§ **EXERCISE TASK**
Copy out all of the data below with no alterations.

§ **SUPPLIED MATERIAL**

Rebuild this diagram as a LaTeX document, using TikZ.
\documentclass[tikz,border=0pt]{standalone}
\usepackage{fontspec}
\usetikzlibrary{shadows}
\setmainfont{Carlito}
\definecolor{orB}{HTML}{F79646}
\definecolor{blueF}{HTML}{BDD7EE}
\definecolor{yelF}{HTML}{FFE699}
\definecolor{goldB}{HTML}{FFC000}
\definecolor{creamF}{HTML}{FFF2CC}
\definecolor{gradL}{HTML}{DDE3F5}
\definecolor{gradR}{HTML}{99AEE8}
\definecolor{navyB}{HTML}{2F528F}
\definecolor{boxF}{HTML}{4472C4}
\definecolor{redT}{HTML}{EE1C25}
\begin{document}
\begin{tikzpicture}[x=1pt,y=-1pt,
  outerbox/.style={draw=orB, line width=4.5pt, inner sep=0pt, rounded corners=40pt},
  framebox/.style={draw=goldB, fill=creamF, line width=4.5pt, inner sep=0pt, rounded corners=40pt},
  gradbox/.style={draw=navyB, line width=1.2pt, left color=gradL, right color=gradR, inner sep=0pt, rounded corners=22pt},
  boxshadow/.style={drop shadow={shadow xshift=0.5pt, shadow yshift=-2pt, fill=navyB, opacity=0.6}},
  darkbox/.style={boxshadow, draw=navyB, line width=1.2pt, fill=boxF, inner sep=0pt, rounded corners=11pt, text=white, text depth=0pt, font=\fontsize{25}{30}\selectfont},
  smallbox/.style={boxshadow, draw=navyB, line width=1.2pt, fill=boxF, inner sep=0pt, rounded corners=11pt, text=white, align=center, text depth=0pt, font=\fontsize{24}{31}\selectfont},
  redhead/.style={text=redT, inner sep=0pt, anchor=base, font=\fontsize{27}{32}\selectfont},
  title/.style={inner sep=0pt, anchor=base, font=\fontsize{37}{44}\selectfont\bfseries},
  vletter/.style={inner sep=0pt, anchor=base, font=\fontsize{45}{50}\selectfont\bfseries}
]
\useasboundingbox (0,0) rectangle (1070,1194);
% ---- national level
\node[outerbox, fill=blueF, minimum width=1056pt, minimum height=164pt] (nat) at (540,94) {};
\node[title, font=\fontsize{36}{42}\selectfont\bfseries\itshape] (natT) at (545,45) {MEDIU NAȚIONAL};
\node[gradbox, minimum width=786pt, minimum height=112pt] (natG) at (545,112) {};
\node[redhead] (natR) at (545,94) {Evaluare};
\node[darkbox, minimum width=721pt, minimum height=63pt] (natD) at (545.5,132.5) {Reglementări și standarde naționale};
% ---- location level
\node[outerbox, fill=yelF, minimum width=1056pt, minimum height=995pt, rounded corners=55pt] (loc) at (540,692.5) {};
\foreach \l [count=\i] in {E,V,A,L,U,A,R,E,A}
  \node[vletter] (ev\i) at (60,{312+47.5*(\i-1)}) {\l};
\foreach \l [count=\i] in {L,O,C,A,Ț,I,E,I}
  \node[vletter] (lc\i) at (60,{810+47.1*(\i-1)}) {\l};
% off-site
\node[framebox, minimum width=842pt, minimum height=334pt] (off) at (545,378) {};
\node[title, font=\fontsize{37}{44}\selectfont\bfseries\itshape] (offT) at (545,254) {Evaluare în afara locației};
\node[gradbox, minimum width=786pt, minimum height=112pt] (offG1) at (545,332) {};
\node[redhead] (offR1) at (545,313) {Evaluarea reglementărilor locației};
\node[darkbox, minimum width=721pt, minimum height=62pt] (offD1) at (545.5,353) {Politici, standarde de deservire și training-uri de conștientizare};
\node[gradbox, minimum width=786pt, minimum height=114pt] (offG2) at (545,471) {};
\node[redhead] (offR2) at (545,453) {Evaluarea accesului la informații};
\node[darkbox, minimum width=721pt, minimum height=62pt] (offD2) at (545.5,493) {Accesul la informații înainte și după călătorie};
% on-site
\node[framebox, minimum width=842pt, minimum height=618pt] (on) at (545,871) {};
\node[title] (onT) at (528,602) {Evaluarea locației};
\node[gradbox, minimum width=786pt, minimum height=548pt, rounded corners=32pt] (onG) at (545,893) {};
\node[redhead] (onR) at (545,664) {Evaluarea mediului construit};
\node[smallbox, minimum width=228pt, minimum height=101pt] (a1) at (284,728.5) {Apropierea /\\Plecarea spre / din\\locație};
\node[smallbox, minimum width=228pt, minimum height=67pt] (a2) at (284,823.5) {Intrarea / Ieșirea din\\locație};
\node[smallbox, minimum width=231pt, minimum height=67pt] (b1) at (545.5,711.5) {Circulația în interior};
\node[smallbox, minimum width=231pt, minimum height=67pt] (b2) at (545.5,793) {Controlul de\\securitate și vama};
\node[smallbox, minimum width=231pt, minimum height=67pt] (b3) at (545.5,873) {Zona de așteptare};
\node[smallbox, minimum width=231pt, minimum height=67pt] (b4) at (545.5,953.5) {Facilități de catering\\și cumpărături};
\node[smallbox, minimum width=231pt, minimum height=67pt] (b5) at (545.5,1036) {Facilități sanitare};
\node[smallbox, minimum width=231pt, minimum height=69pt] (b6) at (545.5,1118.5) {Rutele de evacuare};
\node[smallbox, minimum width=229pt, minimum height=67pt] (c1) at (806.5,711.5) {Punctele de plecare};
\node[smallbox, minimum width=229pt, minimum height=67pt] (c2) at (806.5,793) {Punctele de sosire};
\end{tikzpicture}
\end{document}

§ **OUTPUT FOR THIS TASK**
Rebuild this diagram as a LaTeX document, using TikZ.
\documentclass[tikz,border=0pt]{standalone}
\usepackage{fontspec}
\usetikzlibrary{shadows}
\setmainfont{Carlito}
\definecolor{orB}{HTML}{F79646}
\definecolor{blueF}{HTML}{BDD7EE}
\definecolor{yelF}{HTML}{FFE699}
\definecolor{goldB}{HTML}{FFC000}
\definecolor{creamF}{HTML}{FFF2CC}
\definecolor{gradL}{HTML}{DDE3F5}
\definecolor{gradR}{HTML}{99AEE8}
\definecolor{navyB}{HTML}{2F528F}
\definecolor{boxF}{HTML}{4472C4}
\definecolor{redT}{HTML}{EE1C25}
\begin{document}
\begin{tikzpicture}[x=1pt,y=-1pt,
  outerbox/.style={draw=orB, line width=4.5pt, inner sep=0pt, rounded corners=40pt},
  framebox/.style={draw=goldB, fill=creamF, line width=4.5pt, inner sep=0pt, rounded corners=40pt},
  gradbox/.style={draw=navyB, line width=1.2pt, left color=gradL, right color=gradR, inner sep=0pt, rounded corners=22pt},
  boxshadow/.style={drop shadow={shadow xshift=0.5pt, shadow yshift=-2pt, fill=navyB, opacity=0.6}},
  darkbox/.style={boxshadow, draw=navyB, line width=1.2pt, fill=boxF, inner sep=0pt, rounded corners=11pt, text=white, text depth=0pt, font=\fontsize{25}{30}\selectfont},
  smallbox/.style={boxshadow, draw=navyB, line width=1.2pt, fill=boxF, inner sep=0pt, rounded corners=11pt, text=white, align=center, text depth=0pt, font=\fontsize{24}{31}\selectfont},
  redhead/.style={text=redT, inner sep=0pt, anchor=base, font=\fontsize{27}{32}\selectfont},
  title/.style={inner sep=0pt, anchor=base, font=\fontsize{37}{44}\selectfont\bfseries},
  vletter/.style={inner sep=0pt, anchor=base, font=\fontsize{45}{50}\selectfont\bfseries}
]
\useasboundingbox (0,0) rectangle (1070,1194);
% ---- national level
\node[outerbox, fill=blueF, minimum width=1056pt, minimum height=164pt] (nat) at (540,94) {};
\node[title, font=\fontsize{36}{42}\selectfont\bfseries\itshape] (natT) at (545,45) {MEDIU NAȚIONAL};
\node[gradbox, minimum width=786pt, minimum height=112pt] (natG) at (545,112) {};
\node[redhead] (natR) at (545,94) {Evaluare};
\node[darkbox, minimum width=721pt, minimum height=63pt] (natD) at (545.5,132.5) {Reglementări și standarde naționale};
% ---- location level
\node[outerbox, fill=yelF, minimum width=1056pt, minimum height=995pt, rounded corners=55pt] (loc) at (540,692.5) {};
\foreach \l [count=\i] in {E,V,A,L,U,A,R,E,A}
  \node[vletter] (ev\i) at (60,{312+47.5*(\i-1)}) {\l};
\foreach \l [count=\i] in {L,O,C,A,Ț,I,E,I}
  \node[vletter] (lc\i) at (60,{810+47.1*(\i-1)}) {\l};
% off-site
\node[framebox, minimum width=842pt, minimum height=334pt] (off) at (545,378) {};
\node[title, font=\fontsize{37}{44}\selectfont\bfseries\itshape] (offT) at (545,254) {Evaluare în afara locației};
\node[gradbox, minimum width=786pt, minimum height=112pt] (offG1) at (545,332) {};
\node[redhead] (offR1) at (545,313) {Evaluarea reglementărilor locației};
\node[darkbox, minimum width=721pt, minimum height=62pt] (offD1) at (545.5,353) {Politici, standarde de deservire și training-uri de conștientizare};
\node[gradbox, minimum width=786pt, minimum height=114pt] (offG2) at (545,471) {};
\node[redhead] (offR2) at (545,453) {Evaluarea accesului la informații};
\node[darkbox, minimum width=721pt, minimum height=62pt] (offD2) at (545.5,493) {Accesul la informații înainte și după călătorie};
% on-site
\node[framebox, minimum width=842pt, minimum height=618pt] (on) at (545,871) {};
\node[title] (onT) at (528,602) {Evaluarea locației};
\node[gradbox, minimum width=786pt, minimum height=548pt, rounded corners=32pt] (onG) at (545,893) {};
\node[redhead] (onR) at (545,664) {Evaluarea mediului construit};
\node[smallbox, minimum width=228pt, minimum height=101pt] (a1) at (284,728.5) {Apropierea /\\Plecarea spre / din\\locație};
\node[smallbox, minimum width=228pt, minimum height=67pt] (a2) at (284,823.5) {Intrarea / Ieșirea din\\locație};
\node[smallbox, minimum width=231pt, minimum height=67pt] (b1) at (545.5,711.5) {Circulația în interior};
\node[smallbox, minimum width=231pt, minimum height=67pt] (b2) at (545.5,793) {Controlul de\\securitate și vama};
\node[smallbox, minimum width=231pt, minimum height=67pt] (b3) at (545.5,873) {Zona de așteptare};
\node[smallbox, minimum width=231pt, minimum height=67pt] (b4) at (545.5,953.5) {Facilități de catering\\și cumpărături};
\node[smallbox, minimum width=231pt, minimum height=67pt] (b5) at (545.5,1036) {Facilități sanitare};
\node[smallbox, minimum width=231pt, minimum height=69pt] (b6) at (545.5,1118.5) {Rutele de evacuare};
\node[smallbox, minimum width=229pt, minimum height=67pt] (c1) at (806.5,711.5) {Punctele de plecare};
\node[smallbox, minimum width=229pt, minimum height=67pt] (c2) at (806.5,793) {Punctele de sosire};
\end{tikzpicture}
\end{document}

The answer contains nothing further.